The world of coloured gemstones is vast and multifaceted – offering an eclectic range of shapes, colours and sizes to increasingly discerning consumers. Apart from the so-called “Big Three,” gemstones come in other types and forms that are turning heads in the jewellery sector.
Coloured gemstones possess other unique characteristics that make them more endearing. For instance, alexandrite’s rare colour-change quality is highly admired by gemstone afficionados. A variant of the mineral chrysoberyl, alexandrite exhibits a crisp, elegant green colour in daylight or fluorescent light that changes to an intense brownish or purplish red under an incandescent light from a lamp or candle flame. The shift in colour is based on how the mineral absorbs light.
Steeped in myths and legends, aquamarine is celebrated for its captivating blue colour – from crystal-clear or greenish/greyish hues to more vivid variations. Belonging to the beryl family, aquamarine has a Mohs hardness of 7.5 to 8, making it highly durable. It is suitable for any shape, including the classical emerald cut; the many-facetted cuts in round and pointed shapes; modern cabochons and other fantasy cuts.

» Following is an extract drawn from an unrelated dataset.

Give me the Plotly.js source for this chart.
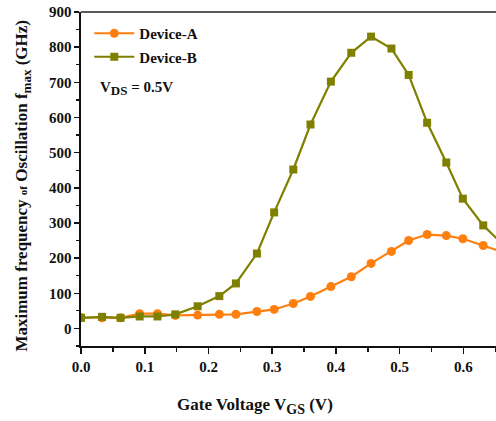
<!DOCTYPE html>
<html>
<head>
<meta charset="utf-8">
<script src="https://cdn.plot.ly/plotly-3.0.1.min.js"></script>
<style>html,body{margin:0;padding:0;background:#fff;}#chart{width:496px;height:421px;}</style>
</head>
<body>
<div id="chart"></div>
<script>
const vgs = [0, 0.033, 0.062, 0.092, 0.12, 0.148, 0.183, 0.217, 0.243, 0.276, 0.303, 0.333, 0.36, 0.392, 0.424, 0.455, 0.487, 0.514, 0.543, 0.573, 0.599, 0.631, 0.66];
const deviceA = [31, 30, 30, 42, 42, 37, 38, 40, 40, 48, 54, 71, 91, 119, 147, 185, 219, 250, 267, 264, 255, 236, 218];
const deviceB = [30, 33, 30, 34, 34, 40, 63, 92, 128, 213, 330, 452, 580, 702, 784, 830, 796, 721, 585, 472, 369, 293, 242];
const seriesNames = ["Device-A", "Device-B"];
const xTickVals = [0, 0.1, 0.2, 0.3, 0.4, 0.5, 0.6];
const xTickText = ["0.0", "0.1", "0.2", "0.3", "0.4", "0.5", "0.6"];
const yTickVals = [0, 100, 200, 300, 400, 500, 600, 700, 800, 900];

const FONT = "Liberation Serif";
const orange = "#ff7f0e";
const olive = "#808000";

const traces = [
  {x: vgs, y: deviceA, name: seriesNames[0], type: "scatter", mode: "lines+markers",
   line: {color: orange, width: 2.2}, marker: {symbol: "circle", size: 9, color: orange}, legendgroup: "a"},
  {x: vgs, y: deviceB, name: seriesNames[1], type: "scatter", mode: "lines+markers",
   line: {color: olive, width: 2.2}, marker: {symbol: "square", size: 8, color: olive}, legendgroup: "b"}
];

const tickFont = {family: FONT, size: 15, color: "#111", weight: "bold"};
const layout = {
  width: 496, height: 421,
  margin: {l: 81, r: 0, t: 12, b: 75, pad: 0},
  paper_bgcolor: "#fff", plot_bgcolor: "#fff",
  font: {family: FONT},
  showlegend: true,
  legend: {x: 0.02, y: 0.985, xanchor: "left", yanchor: "top", bgcolor: "rgba(0,0,0,0)",
           font: {family: FONT, size: 15, color: "#111", weight: "bold"}, tracegroupgap: 1, itemwidth: 40},
  xaxis: {range: [0, 0.651], tickvals: xTickVals, ticktext: xTickText, showgrid: false, zeroline: false,
          showline: true, linecolor: "#111", linewidth: 1.6, ticks: "outside", ticklen: 6, tickwidth: 1.5, tickcolor: "#111",
          minor: {dtick: 0.05, ticks: "outside", ticklen: 4, tickwidth: 1.3, tickcolor: "#111", showgrid: false},
          tickfont: tickFont},
  yaxis: {range: [-50, 900], tickvals: yTickVals, showgrid: false, zeroline: false,
          showline: true, linecolor: "#111", linewidth: 1.6, ticks: "outside", ticklen: 5, tickwidth: 1.5, tickcolor: "#111",
          minor: {dtick: 50, ticks: "outside", ticklen: 3, tickwidth: 1.3, tickcolor: "#111", showgrid: false},
          tickfont: tickFont},
  shapes: [
    {type: "line", xref: "paper", yref: "paper", x0: 0, x1: 1, y0: 1, y1: 1, line: {color: "#222", width: 1.6}}
  ],
  annotations: [
    {xref: "paper", yref: "paper", x: 0.42, y: -0.18, xanchor: "center", yanchor: "middle", showarrow: false,
     text: "Gate Voltage V<sub><span style='font-size:14px'>GS</span></sub> (V)", font: {family: FONT, size: 17, color: "#111", weight: "bold"}},
    {xref: "paper", yref: "paper", x: -0.14, y: 0.48, xanchor: "center", yanchor: "middle", showarrow: false, textangle: -90,
     text: "Maximum frequency <span style='font-size:11px'>of</span> Oscillation f<sub><span style='font-size:13px'>max</span></sub> (GHz)",
     font: {family: FONT, size: 17, color: "#111", weight: "bold"}},
    {xref: "paper", yref: "paper", x: 0.04, y: 0.77, xanchor: "left", yanchor: "middle", showarrow: false,
     text: "V<sub><span style='font-size:13px'>DS</span></sub> = 0.5V", font: {family: FONT, size: 15, color: "#111", weight: "bold"}}
  ]
};

Plotly.newPlot("chart", traces, layout, {staticPlot: true, displayModeBar: false});
</script>
</body>
</html>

Tanzanite is another beloved unconventional gemstone, with colours ranging from rich blues to invigorating violets. It is likewise celebrated for its rarity. Mined from only one source – a small 4km strip of earth in Tanzania at the foot of majestic Mount Kilimanjaro – tanzanite has been marketed as a stone “a thousand times rarer than diamonds,” with industry experts estimating that its supply may be entirely depleted within the next 20 years.